Lorsqu’on ne donne pas assez, l’âme aus­sitôt devient triste. Vas­sili Rozanov.

Arbres

Je don­nerais beau­coup pour con­naître le nom des arbres. Les oiseaux aus­si, mais d’abord les arbres. Mon inca­pac­ité à les nom­mer est un hand­i­cap. Le détail me vient, feuilles, trem­ble­ments, nuances de couleurs, mais c’est une ruse: je ne sais pas leur nom.

Beauté

Où sont les vis­ages beaux? Cela aus­si serait donc his­torique?
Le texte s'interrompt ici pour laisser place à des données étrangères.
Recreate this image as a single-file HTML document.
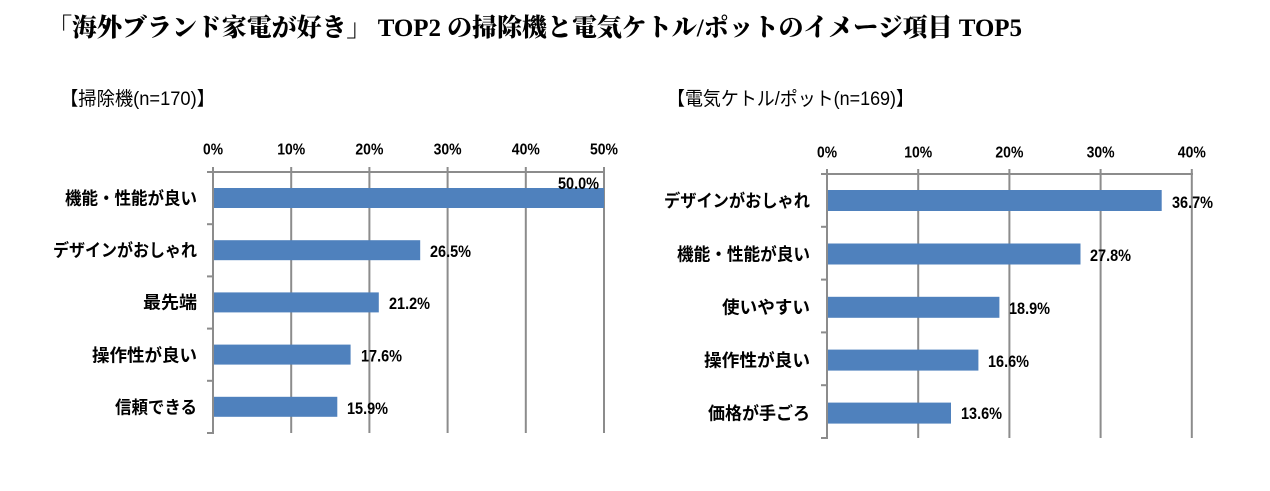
<!DOCTYPE html>
<html>
<head>
<meta charset="utf-8">
<style>
  html,body{margin:0;padding:0;background:#fff;}
  body{width:1270px;height:491px;overflow:hidden;}
  svg{display:block;}
  .title{font-family:"Liberation Serif","Noto Serif CJK SC",serif;font-weight:900;font-size:25px;fill:#000;}
  .sub{font-family:"Liberation Sans","Noto Sans CJK JP",sans-serif;font-size:19px;fill:#000;}
  .cat{font-family:"Liberation Sans","Noto Sans CJK JP",sans-serif;font-weight:bold;font-size:17.5px;fill:#000;}
  .num{font-family:"Liberation Sans",sans-serif;font-weight:bold;font-size:16.5px;fill:#000;}
  .tk{font-family:"Liberation Sans",sans-serif;font-weight:bold;font-size:15.5px;fill:#000;}
  .grid{stroke:#8c8c8c;stroke-width:2;}
  .bar{fill:#4f81bd;}
</style>
</head>
<body>
<svg width="1270" height="491" viewBox="0 0 1270 491" xmlns="http://www.w3.org/2000/svg">
  <rect x="0" y="0" width="1270" height="491" fill="#fff"/>
  <!-- Title -->
  <text class="title" x="47" y="36" textLength="975">「海外ブランド家電が好き」 TOP2 の掃除機と電気ケトル/ポットのイメージ項目 TOP5</text>

  <!-- Subtitles -->
  <text class="sub" x="60" y="105" textLength="155" lengthAdjust="spacingAndGlyphs">【掃除機(n=170)】</text>
  <text class="sub" x="667" y="105" textLength="247" lengthAdjust="spacingAndGlyphs">【電気ケトル/ポット(n=169)】</text>

  <!-- ===== LEFT CHART ===== -->
  <g>
    <line class="grid" x1="291.2" y1="167" x2="291.2" y2="433"/>
    <line class="grid" x1="369.4" y1="167" x2="369.4" y2="433"/>
    <line class="grid" x1="447.6" y1="167" x2="447.6" y2="433"/>
    <line class="grid" x1="525.8" y1="167" x2="525.8" y2="433"/>
    <line class="grid" x1="604" y1="167" x2="604" y2="433"/>
    <line class="grid" x1="207" y1="172" x2="605" y2="172"/>
    <line class="grid" x1="213" y1="167" x2="213" y2="434"/>
    <line class="grid" x1="207" y1="224.2" x2="213" y2="224.2"/>
    <line class="grid" x1="207" y1="276.4" x2="213" y2="276.4"/>
    <line class="grid" x1="207" y1="328.6" x2="213" y2="328.6"/>
    <line class="grid" x1="207" y1="380.8" x2="213" y2="380.8"/>
    <line class="grid" x1="207" y1="433" x2="213" y2="433"/>

    <rect class="bar" x="214" y="188" width="390" height="20"/>
    <rect class="bar" x="214" y="240.2" width="206.2" height="20"/>
    <rect class="bar" x="214" y="292.4" width="164.8" height="20"/>
    <rect class="bar" x="214" y="344.6" width="136.6" height="20"/>
    <rect class="bar" x="214" y="396.8" width="123.3" height="20"/>

    <text class="tk" x="213" y="154.5" text-anchor="middle" textLength="20" lengthAdjust="spacingAndGlyphs">0%</text>
    <text class="tk" x="291.2" y="154.5" text-anchor="middle" textLength="28" lengthAdjust="spacingAndGlyphs">10%</text>
    <text class="tk" x="369.4" y="154.5" text-anchor="middle" textLength="28" lengthAdjust="spacingAndGlyphs">20%</text>
    <text class="tk" x="447.6" y="154.5" text-anchor="middle" textLength="28" lengthAdjust="spacingAndGlyphs">30%</text>
    <text class="tk" x="525.8" y="154.5" text-anchor="middle" textLength="28" lengthAdjust="spacingAndGlyphs">40%</text>
    <text class="tk" x="604" y="154.5" text-anchor="middle" textLength="28" lengthAdjust="spacingAndGlyphs">50%</text>

    <text class="cat" x="197" y="204.5" text-anchor="end" textLength="132" lengthAdjust="spacingAndGlyphs">機能・性能が良い</text>
    <text class="cat" x="197" y="256.5" text-anchor="end" textLength="144" lengthAdjust="spacingAndGlyphs">デザインがおしゃれ</text>
    <text class="cat" x="197" y="308.5" text-anchor="end" textLength="54" lengthAdjust="spacingAndGlyphs">最先端</text>
    <text class="cat" x="197" y="361.5" text-anchor="end" textLength="105" lengthAdjust="spacingAndGlyphs">操作性が良い</text>
    <text class="cat" x="197" y="413.5" text-anchor="end" textLength="82" lengthAdjust="spacingAndGlyphs">信頼できる</text>

    <text class="num" x="599" y="188.8" text-anchor="end" textLength="41" lengthAdjust="spacingAndGlyphs">50.0%</text>
    <text class="num" x="430" y="257" textLength="41" lengthAdjust="spacingAndGlyphs">26.5%</text>
    <text class="num" x="389" y="309" textLength="41" lengthAdjust="spacingAndGlyphs">21.2%</text>
    <text class="num" x="361" y="361.5" textLength="41" lengthAdjust="spacingAndGlyphs">17.6%</text>
    <text class="num" x="347" y="414" textLength="41" lengthAdjust="spacingAndGlyphs">15.9%</text>
  </g>

  <!-- ===== RIGHT CHART ===== -->
  <g>
    <line class="grid" x1="918.2" y1="169" x2="918.2" y2="438"/>
    <line class="grid" x1="1009.4" y1="169" x2="1009.4" y2="438"/>
    <line class="grid" x1="1100.6" y1="169" x2="1100.6" y2="438"/>
    <line class="grid" x1="1191.8" y1="169" x2="1191.8" y2="438"/>
    <line class="grid" x1="821" y1="174" x2="1193" y2="174"/>
    <line class="grid" x1="827" y1="169" x2="827" y2="439"/>
    <line class="grid" x1="821" y1="226.8" x2="827" y2="226.8"/>
    <line class="grid" x1="821" y1="279.6" x2="827" y2="279.6"/>
    <line class="grid" x1="821" y1="332.4" x2="827" y2="332.4"/>
    <line class="grid" x1="821" y1="385.2" x2="827" y2="385.2"/>
    <line class="grid" x1="821" y1="438" x2="827" y2="438"/>

    <rect class="bar" x="828" y="190" width="333.7" height="21"/>
    <rect class="bar" x="828" y="243.5" width="252.5" height="21"/>
    <rect class="bar" x="828" y="296.8" width="171.4" height="21"/>
    <rect class="bar" x="828" y="349.6" width="150.4" height="21"/>
    <rect class="bar" x="828" y="402.6" width="123" height="21"/>

    <text class="tk" x="827" y="157.5" text-anchor="middle" textLength="20" lengthAdjust="spacingAndGlyphs">0%</text>
    <text class="tk" x="918.2" y="157.5" text-anchor="middle" textLength="28" lengthAdjust="spacingAndGlyphs">10%</text>
    <text class="tk" x="1009.4" y="157.5" text-anchor="middle" textLength="28" lengthAdjust="spacingAndGlyphs">20%</text>
    <text class="tk" x="1100.6" y="157.5" text-anchor="middle" textLength="28" lengthAdjust="spacingAndGlyphs">30%</text>
    <text class="tk" x="1191.8" y="157.5" text-anchor="middle" textLength="28" lengthAdjust="spacingAndGlyphs">40%</text>

    <text class="cat" x="810" y="207" text-anchor="end" textLength="146" lengthAdjust="spacingAndGlyphs">デザインがおしゃれ</text>
    <text class="cat" x="810" y="260.5" text-anchor="end" textLength="133" lengthAdjust="spacingAndGlyphs">機能・性能が良い</text>
    <text class="cat" x="810" y="313.5" text-anchor="end" textLength="88" lengthAdjust="spacingAndGlyphs">使いやすい</text>
    <text class="cat" x="810" y="366.5" text-anchor="end" textLength="106" lengthAdjust="spacingAndGlyphs">操作性が良い</text>
    <text class="cat" x="810" y="419.5" text-anchor="end" textLength="102" lengthAdjust="spacingAndGlyphs">価格が手ごろ</text>

    <text class="num" x="1172" y="208" textLength="41" lengthAdjust="spacingAndGlyphs">36.7%</text>
    <text class="num" x="1090" y="261" textLength="41" lengthAdjust="spacingAndGlyphs">27.8%</text>
    <text class="num" x="1009" y="314" textLength="41" lengthAdjust="spacingAndGlyphs">18.9%</text>
    <text class="num" x="988" y="367" textLength="41" lengthAdjust="spacingAndGlyphs">16.6%</text>
    <text class="num" x="961" y="419" textLength="41" lengthAdjust="spacingAndGlyphs">13.6%</text>
  </g>
</svg>
</body>
</html>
N’au­ri­ons-nous qu’un temps la capac­ité de dis­cern­er la grâce dans les traits? S’ag­it-il d’un prob­lème de phys­iog­no­monie? La sculp­ture du car­ac­tère délais­sée, les vis­ages perdraient leur vif? A moins que la rai­son soit à rechercher dans l’humeur de celui qui regarde… Non pour­tant: me prom­enant seul en Asie, je suis fasciné et je remercie.

Lit

Chaque fois que je me couche, et c’est plus d’une fois par jour, je me félicite du con­fort de mon lit. Cela prend des airs de con­quête. Naïve­ment, tel un gosse, je me répète: que je suis bien, que le con­tact des draps est doux. Et avant de penser à tout, affaire de quelques sec­on­des, je ne pense qu’à cette sen­sa­tion d’aise. Est-ce là, incon­sciem­ment, la décou­verte d’une sen­sa­tion que j’ai volon­taire­ment et con­stam­ment, dans un but louable mais absurde, bat­tu en brèche en dor­mant dix années de suite sur des instal­la­tions mor­ti­fi­antes, planch­es nues, palettes exposées au froid, moquettes jetées au sol?

Ligne d’horizon

De ce que je compte faire les prochains six mois, j’ai tout fixé, y com­pris le désor­dre: c’est dire si le besoin est grand d’être ras­suré et forte l’en­vie de me sous­traire jour après jour, heure après heure, à la dic­tée du réel. Avec cela, il y a deux incon­nues qui feraient obsta­cle au flux réguli­er du temps: Gala d’abord, dont la capac­ité d’amour et d’é­goïsme vaut résis­tance, d’autre part les pro­jets d’écri­t­ure que sont Stab­u­la­tions et Noria, l’un tout didac­tique, mais pesant son poids sur une con­science déjà alour­die, l’autre, à l’op­posé, exigeant une inspi­ra­tion prime­sautière. Sur la ligne d’hori­zon, autour de décem­bre, l’e­spoir de retrou­ver, pour l’e­sprit et le corps, la lib­erté nécessaire.